Hogg’s research interests, as well as those of his group, centre on observational cosmology. As previously mentioned, the blog covers work as it is being done so many posts are short and quick with the latest update on, say, binary star systems or spectroscopy or black holes. In fact, almost every celestial object that you can think of has a few entries on the blog. Another theme that is regularly mentioned is statistics and big data – a topical subject in astronomy and cosmology today. But Hogg also reports on the many meetings, discussions, conferences and talks he attends, giving the reader a quick update on all the various studies and ideas in the community. This is probably one of the best parts of the blog – Hogg has many colleagues with whom he is in constant conversation, which he happily shares with the reader.

Who is it aimed at?

Thanks to the wide variety of posts each week, Hogg’s Research may be of interest to the discerning scientist with a keen interest in astronomy and cosmology. But at its heart, this is a blog for the community itself. Many of the posts are short and fairly technical and Hogg quite happily uses acronyms that non-astronomers may struggle with. Also, he regularly writes about ongoing research done by people in the field, but without much background or context, which make it quite hard for an outsider to keep up. Still, this is the very thing that makes the blog interesting – it’s a bit like walking into a lecture and not quite understanding the minutiae of what is being discussed, but still being interested in the conversation at large.

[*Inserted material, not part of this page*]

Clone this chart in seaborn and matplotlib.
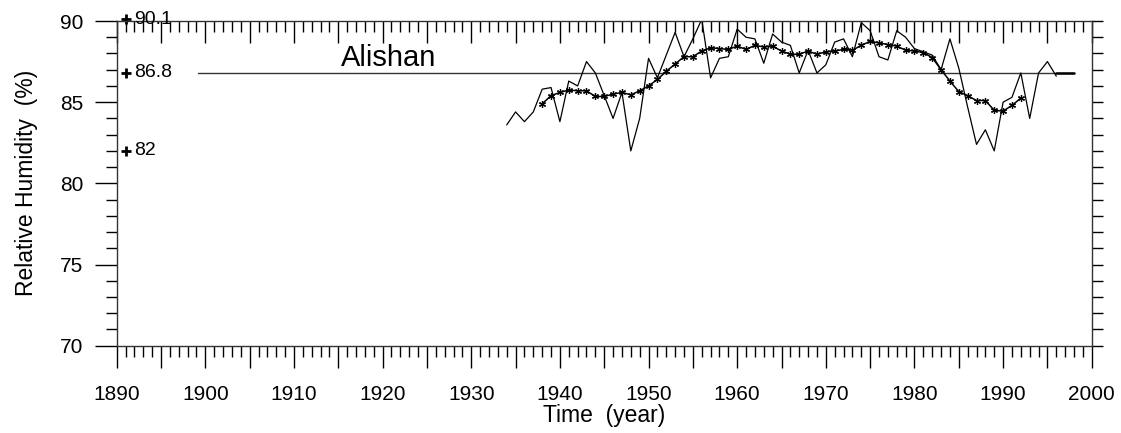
import numpy as np
import pandas as pd
import seaborn as sns
import matplotlib
matplotlib.use("Agg")
import matplotlib.pyplot as plt
from matplotlib.ticker import MultipleLocator

# Data
raw_years = list(range(1934, 1997))
raw_rh = [83.6, 84.4, 83.8, 84.4, 85.8, 85.9, 83.8, 86.3, 86.0, 87.5,
          86.8, 85.4, 84.0, 85.6, 82.0, 84.0, 87.7, 86.5, 87.9, 89.3,
          87.8, 88.9, 90.1, 86.5, 87.7, 87.8, 89.5, 89.0, 88.9, 87.4,
          89.2, 88.7, 88.5, 86.8, 88.2, 86.8, 87.3, 88.7, 88.9, 87.8,
          89.9, 89.4, 87.8, 87.6, 89.4, 89.0, 88.3, 88.1, 87.9, 87.0,
          88.9, 87.1, 84.7, 82.4, 83.3, 82.0, 85.0, 85.3, 86.8, 84.0,
          86.8, 87.5, 86.6]

smooth_years = list(range(1938, 1993))
smooth_rh = [84.9, 85.4, 85.6, 85.75, 85.7, 85.7, 85.35, 85.35, 85.5, 85.6,
             85.45, 85.7, 86.0, 86.4, 86.9, 87.35, 87.8, 87.8, 88.15, 88.35,
             88.3, 88.25, 88.45, 88.25, 88.5, 88.4, 88.45, 88.15, 87.95, 87.95,
             88.15, 87.95, 88.1, 88.15, 88.25, 88.2, 88.5, 88.75, 88.65, 88.55,
             88.45, 88.2, 88.15, 88.05, 87.75, 87.0, 86.3, 85.65, 85.4, 85.1,
             85.1, 84.5, 84.45, 84.8, 85.25]

stat_values = [90.1, 86.8, 82]      # max, mean, min
stat_labels = ["90.1", "86.8", "82"]
mean_rh = 86.8
station = "Alishan"

raw_df = pd.DataFrame({"year": raw_years, "rh": raw_rh})
smooth_df = pd.DataFrame({"year": smooth_years, "rh": smooth_rh})

sns.set_style("white")
plt.rcParams["font.family"] = ["Liberation Sans", "DejaVu Sans"]
plt.rcParams["text.color"] = "black"
plt.rcParams["axes.labelcolor"] = "black"
plt.rcParams["xtick.color"] = "black"
plt.rcParams["ytick.color"] = "black"

fig = plt.figure(figsize=(11.21, 4.33), dpi=100)
ax = fig.add_axes([0.1041, 0.2016, 0.8698, 0.7499])

# mean line
ax.plot([1899.2, 1998], [mean_rh, mean_rh], color="#333333", lw=1)
ax.plot([1996, 1998], [mean_rh, mean_rh], color="black", lw=1.8)

sns.lineplot(data=raw_df, x="year", y="rh", ax=ax, color="black", lw=0.9)
sns.lineplot(data=smooth_df, x="year", y="rh", ax=ax, color="black", lw=1.1,
             marker=(6, 2, 0), markersize=5, markeredgewidth=0.9,
             markeredgecolor="black")

# max / mean / min markers on the left
for v, lab in zip(stat_values, stat_labels):
    ax.plot(1891, v, marker="+", color="black", markersize=7, mew=2,
            clip_on=False)
    ax.text(1892, v, lab, fontsize=14, va="center", ha="left", clip_on=False)

ax.text(1915.3, 87.75, station, fontsize=21, va="center", ha="left")

ax.set_xlim(1890, 2000)
ax.set_ylim(70, 90)

ax.xaxis.set_minor_locator(MultipleLocator(1))
ax.set_xticks(np.arange(1890, 2001, 5))
ax.set_xticklabels([str(y) if y % 10 == 0 else "" for y in range(1890, 2001, 5)])
ax.yaxis.set_major_locator(MultipleLocator(5))
ax.yaxis.set_minor_locator(MultipleLocator(1))

ax.tick_params(axis="both", which="major", direction="out", length=16,
               width=1, color="black", labelsize=15, top=False, right=False,
               bottom=True, left=True)
ax.tick_params(axis="both", which="minor", direction="out", length=8,
               width=1, color="black", top=False, right=False,
               bottom=True, left=True)
ax.tick_params(axis="x", which="major", pad=12)
ax.tick_params(axis="y", which="major", pad=8)

# top axis: inward ticks, no labels
top = ax.secondary_xaxis("top")
top.xaxis.set_major_locator(MultipleLocator(5))
top.xaxis.set_minor_locator(MultipleLocator(1))
top.tick_params(which="major", direction="in", length=16, width=1,
                labeltop=False)
top.tick_params(which="minor", direction="in", length=8, width=1)
top.spines["top"].set_visible(False)

# right axis: outward ticks every unit, no labels
right = ax.secondary_yaxis("right")
right.yaxis.set_major_locator(MultipleLocator(1))
right.tick_params(which="major", direction="out", length=8, width=1,
                  labelright=False)
right.spines["right"].set_visible(False)

for s in ax.spines.values():
    s.set_visible(True)
    s.set_color("#333333")
    s.set_linewidth(1)

ax.set_xlabel("Time  (year)", fontsize=16.5, labelpad=0)
ax.set_ylabel("Relative Humidity  (%)", fontsize=16.5, labelpad=16)

fig.savefig("out.png", dpi=100)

Can you give me a sample quote?

From a post published in April 2017, titled “Direct detection of the cosmic neutrino background”: “Today was an all-day meeting at the Flatiron Institute on neutrinos in cosmology and large-scale structure, organized by Francisco Villaescusa-Navarro (Flatiron). I wasn’t able to be at the whole meeting, but two important things I learned in the part I saw are the following: Chris Tully (Princeton) astonished me by showing his real, funded attempt to actually directly detect the thermal neutrinos from the Big Bang. That is audacious. He has a very simple design, based on capture of electron neutrinos by tritium that has been very loosely bound to a graphene substrate. Details of the experiment include absolutely enormous surface areas of graphene, and also very clever focusing (in a phase-space sense) of the liberated electrons. I’m not worthy! Raúl Jiménez (Barcelona) spoke about (among other things) a statistical argument for a normal (rather than inverted) hierarchy for neutrino masses. His argument depends on putting priors over neutrino masses and then computing a Bayes factor. This argument made the audience suspicious, and he got some heat during and after his talk.”